第49期王位戦第七局:深浦王位vs羽生四冠

羽生四冠の快進撃がストップしました。3勝3敗のフルセットにもつれこんだ七番勝負は最後まで目を放せない激しい戦いの末、深浦王位が羽生四冠を降し、見事防衛を果たしたのです。これで昨年のタイトル奪取に続き、2年連続でタイトル戦で羽生を破ったのだから素晴らしいです。今の将棋界は実績だけを見るならば羽生四冠が突出していますが、トップ棋士達の実力はかなり拮抗していると私は思っています。今回の防衛劇はそのことの証ではないでしょうか。もちろん、その強豪がひしめく中で四冠を勝ち取っている羽生は凄いとしかいいようがないのですが・・・。素晴らしい棋士は羽生四冠だけではない、という認識がもっと一般にも広まればうれしいですね。今のトップ棋士はそれぞれ独自の個性をもち、かつ勝負への凄まじい執念を持って戦っています(もちろん他の棋士達もそれぞれ情熱を燃やして将棋に取り組んでいるのですが)。
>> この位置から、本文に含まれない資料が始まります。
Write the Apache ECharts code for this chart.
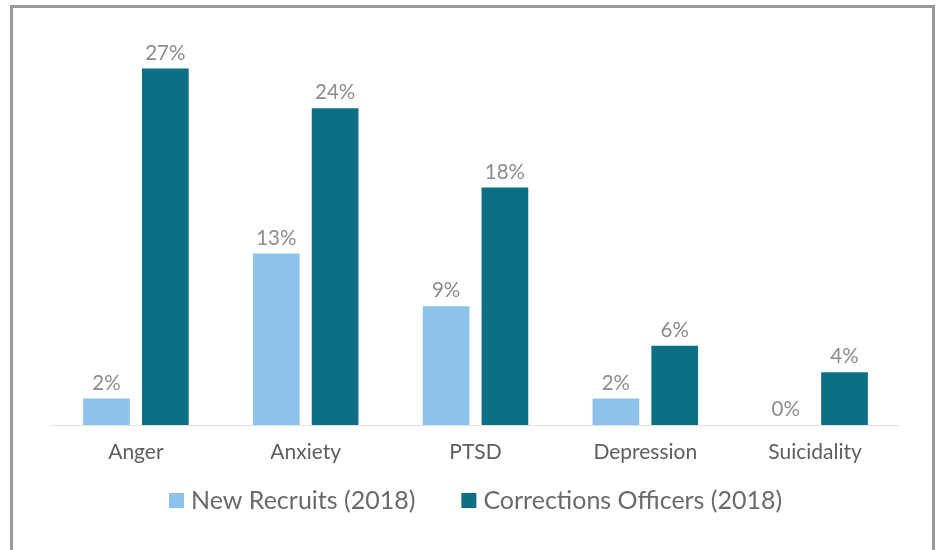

例えばこの間戦われたA級順位戦の佐藤棋王vs木村八段。この日はやや体調を崩していたので、22時頃ざっと局面を見て「まだかかりそうだな」と思って寝たのですが、朝の6時に起きて結果を確かめようと画面を開いたらまだ勝負が続いていたので驚きました。深夜に互いの玉がつかまらない状態になったので持将棋となり指し直しになったのですね。この将棋は佐藤棋王の攻めをしのぎきった木村八段の勝利となったのですが、朝10時に始まった対局が翌日の6時過ぎにようやく決着がついたのですからなんとも壮絶です。このすごさ、面白さが野球やサッカーのように多くの人に伝わればいいのですが・・・。